Baron, why do claim that Eteraz is a friend? He is just another apologist for a violent death cult.

Let me remind you of the words of Flemming Rose, editor of Jyllands-Posten (the newspaper that originally published the 12 Mohammad cartoons):

"I think if any religion insists that I, as a non-Muslim, should submit to their taboos, then I don't think they're showing me respect. I think they're asking for my submission."

Now, consider Eteraz' recent ridiculous, Muslim-style outburst. Heck, he even wrote a post on his own blog called Baron's Betrayal. How's that? Betrayal! Is Eteraz asking for the Baron's submission or what?

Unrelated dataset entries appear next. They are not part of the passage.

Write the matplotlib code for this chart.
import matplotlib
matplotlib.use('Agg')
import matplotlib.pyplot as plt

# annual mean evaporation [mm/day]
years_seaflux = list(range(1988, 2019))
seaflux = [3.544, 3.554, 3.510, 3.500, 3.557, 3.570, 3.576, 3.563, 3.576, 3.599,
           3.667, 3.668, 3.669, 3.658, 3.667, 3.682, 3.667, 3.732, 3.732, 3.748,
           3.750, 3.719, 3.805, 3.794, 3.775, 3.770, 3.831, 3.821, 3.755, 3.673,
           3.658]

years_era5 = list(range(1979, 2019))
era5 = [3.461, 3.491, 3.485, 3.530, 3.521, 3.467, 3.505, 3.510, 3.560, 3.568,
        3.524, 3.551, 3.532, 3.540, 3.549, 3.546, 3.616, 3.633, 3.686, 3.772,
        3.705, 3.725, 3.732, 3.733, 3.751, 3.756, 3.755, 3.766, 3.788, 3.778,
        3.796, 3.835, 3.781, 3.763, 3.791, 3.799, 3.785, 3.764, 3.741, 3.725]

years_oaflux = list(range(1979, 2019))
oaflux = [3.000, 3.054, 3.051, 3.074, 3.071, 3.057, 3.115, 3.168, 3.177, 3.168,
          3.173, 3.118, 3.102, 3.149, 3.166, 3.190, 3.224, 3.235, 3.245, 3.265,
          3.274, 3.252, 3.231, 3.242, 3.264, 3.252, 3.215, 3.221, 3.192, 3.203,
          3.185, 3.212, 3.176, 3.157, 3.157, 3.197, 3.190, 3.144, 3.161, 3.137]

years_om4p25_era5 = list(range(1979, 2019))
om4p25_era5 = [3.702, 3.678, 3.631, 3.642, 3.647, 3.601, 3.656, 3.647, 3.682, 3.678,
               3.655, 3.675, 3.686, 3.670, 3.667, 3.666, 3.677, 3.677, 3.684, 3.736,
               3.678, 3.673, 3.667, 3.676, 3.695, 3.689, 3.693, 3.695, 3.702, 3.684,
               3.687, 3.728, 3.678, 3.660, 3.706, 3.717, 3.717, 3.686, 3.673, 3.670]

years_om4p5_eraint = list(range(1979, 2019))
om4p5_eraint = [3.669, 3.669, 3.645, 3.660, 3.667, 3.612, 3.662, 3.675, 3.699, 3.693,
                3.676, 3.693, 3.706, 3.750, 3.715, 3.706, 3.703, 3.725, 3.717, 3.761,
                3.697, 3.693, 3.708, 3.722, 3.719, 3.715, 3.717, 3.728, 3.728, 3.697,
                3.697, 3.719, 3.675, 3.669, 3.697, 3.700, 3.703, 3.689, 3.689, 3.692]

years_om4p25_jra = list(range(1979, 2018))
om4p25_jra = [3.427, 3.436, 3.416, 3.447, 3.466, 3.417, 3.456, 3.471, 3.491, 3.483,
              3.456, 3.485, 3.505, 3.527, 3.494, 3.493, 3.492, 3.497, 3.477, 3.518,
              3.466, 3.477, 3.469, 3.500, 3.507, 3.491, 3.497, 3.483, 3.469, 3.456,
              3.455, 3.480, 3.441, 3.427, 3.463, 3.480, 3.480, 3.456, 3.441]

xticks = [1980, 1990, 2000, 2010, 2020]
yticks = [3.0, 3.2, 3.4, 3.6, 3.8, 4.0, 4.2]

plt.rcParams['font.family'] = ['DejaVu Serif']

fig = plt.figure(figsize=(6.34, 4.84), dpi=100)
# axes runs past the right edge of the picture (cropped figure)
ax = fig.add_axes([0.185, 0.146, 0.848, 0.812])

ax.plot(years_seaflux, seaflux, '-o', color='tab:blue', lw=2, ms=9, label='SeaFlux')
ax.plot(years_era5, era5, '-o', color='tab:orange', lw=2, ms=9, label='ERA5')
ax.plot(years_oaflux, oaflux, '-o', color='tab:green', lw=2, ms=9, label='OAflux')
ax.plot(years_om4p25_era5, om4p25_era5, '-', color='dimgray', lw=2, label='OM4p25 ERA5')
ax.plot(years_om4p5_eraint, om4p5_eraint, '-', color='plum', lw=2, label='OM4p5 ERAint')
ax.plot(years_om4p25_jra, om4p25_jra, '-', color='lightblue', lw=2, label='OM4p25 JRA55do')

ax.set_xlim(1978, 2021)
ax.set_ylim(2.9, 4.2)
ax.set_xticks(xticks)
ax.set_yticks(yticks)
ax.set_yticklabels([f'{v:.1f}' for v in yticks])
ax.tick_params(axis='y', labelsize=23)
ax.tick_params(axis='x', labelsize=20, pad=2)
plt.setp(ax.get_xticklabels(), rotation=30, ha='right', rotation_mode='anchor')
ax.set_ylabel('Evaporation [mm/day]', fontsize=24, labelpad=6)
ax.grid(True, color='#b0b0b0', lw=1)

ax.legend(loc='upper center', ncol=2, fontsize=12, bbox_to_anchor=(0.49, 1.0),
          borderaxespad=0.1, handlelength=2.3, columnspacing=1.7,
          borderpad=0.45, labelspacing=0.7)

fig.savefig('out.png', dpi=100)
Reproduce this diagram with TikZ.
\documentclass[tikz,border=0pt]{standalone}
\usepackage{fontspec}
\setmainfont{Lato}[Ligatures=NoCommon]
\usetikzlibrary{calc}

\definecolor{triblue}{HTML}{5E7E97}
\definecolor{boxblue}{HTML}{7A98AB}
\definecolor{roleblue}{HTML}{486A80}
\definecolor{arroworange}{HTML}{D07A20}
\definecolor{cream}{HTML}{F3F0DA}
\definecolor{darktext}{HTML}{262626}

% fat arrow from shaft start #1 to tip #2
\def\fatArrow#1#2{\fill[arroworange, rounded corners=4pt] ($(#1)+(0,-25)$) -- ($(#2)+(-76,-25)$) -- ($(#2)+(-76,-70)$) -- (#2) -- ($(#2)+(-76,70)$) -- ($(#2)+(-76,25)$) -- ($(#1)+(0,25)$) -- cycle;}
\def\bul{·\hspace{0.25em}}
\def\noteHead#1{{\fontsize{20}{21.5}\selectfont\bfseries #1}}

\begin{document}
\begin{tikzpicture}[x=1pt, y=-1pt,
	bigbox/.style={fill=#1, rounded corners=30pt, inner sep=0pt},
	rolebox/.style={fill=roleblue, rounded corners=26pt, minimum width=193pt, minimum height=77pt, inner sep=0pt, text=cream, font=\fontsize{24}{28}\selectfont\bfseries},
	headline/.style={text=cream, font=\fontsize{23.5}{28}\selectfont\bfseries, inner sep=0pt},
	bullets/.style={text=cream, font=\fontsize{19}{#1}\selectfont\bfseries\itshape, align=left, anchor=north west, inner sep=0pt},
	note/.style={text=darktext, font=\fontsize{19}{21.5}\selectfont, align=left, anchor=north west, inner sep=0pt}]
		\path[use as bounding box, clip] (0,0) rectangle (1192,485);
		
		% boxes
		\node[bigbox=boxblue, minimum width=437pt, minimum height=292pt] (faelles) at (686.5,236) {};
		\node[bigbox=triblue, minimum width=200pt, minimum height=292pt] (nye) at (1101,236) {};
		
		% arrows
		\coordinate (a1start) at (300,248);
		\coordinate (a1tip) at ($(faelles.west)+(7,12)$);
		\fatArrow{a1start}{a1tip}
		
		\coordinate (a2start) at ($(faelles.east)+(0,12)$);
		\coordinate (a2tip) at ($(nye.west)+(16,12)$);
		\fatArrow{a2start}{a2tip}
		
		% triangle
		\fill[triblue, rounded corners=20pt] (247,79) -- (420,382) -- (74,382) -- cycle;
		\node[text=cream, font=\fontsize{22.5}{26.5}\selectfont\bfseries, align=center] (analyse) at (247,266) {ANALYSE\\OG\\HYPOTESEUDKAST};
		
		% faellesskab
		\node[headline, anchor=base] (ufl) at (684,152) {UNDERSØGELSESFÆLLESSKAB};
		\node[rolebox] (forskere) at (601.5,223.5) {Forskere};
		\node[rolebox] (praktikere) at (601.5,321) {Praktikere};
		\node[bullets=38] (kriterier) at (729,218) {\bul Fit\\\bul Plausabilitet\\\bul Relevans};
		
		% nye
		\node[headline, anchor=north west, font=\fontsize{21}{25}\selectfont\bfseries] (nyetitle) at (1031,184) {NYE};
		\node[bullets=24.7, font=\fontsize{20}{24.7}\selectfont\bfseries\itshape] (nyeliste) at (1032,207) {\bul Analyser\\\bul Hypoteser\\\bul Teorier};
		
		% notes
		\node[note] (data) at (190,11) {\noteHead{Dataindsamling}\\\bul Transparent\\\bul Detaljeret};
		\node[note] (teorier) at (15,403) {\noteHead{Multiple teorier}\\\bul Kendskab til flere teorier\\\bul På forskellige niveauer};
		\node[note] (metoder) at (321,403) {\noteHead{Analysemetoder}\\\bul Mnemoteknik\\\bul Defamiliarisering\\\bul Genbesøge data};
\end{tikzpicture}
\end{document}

While Eteraz (may or) may not be the enemy, Islam is clearly our enemy. Eteraz, as we know, does not renounce this violent death cult that is our enemy, and now it seems he wants us to go easy on Mohammad.

I think that Muslims often show their true colors when they are provoked. Methinks Eteraz is beginning to show his...

X said...

Eratz is at least trying (probably in every sense of the word, but tryng nontheless) and he needs to be encouraged in that.

Nilk said...

blubi101, with regards to mocking islam in a way that is inoffensive to muslims, it can't be done.

If it is not islamic, it is an offense against Allah. I have a copy of the quran, and I can guarantee you that any muslim who visits me will be grossly offended by that - a woman, and a kaffir woman at that!

Let's compound that with the Sacred Heart on the wall in full view of everyone in the room.

And that's before I've opened my mouth!

The Danish cartoons were far from offensive as drawings. They are offensive to muslims simply because they are.

I think Eteraz does very well in his efforts to communicate with the infidels, but there is very little common ground between us.

That is a shame, but I have no answers for how to make it easier for him to remove his shackles of blind faith and acceptance.

There is no peace in Islam. Only submission.

He's in my prayers, though, so I'm hoping that helps.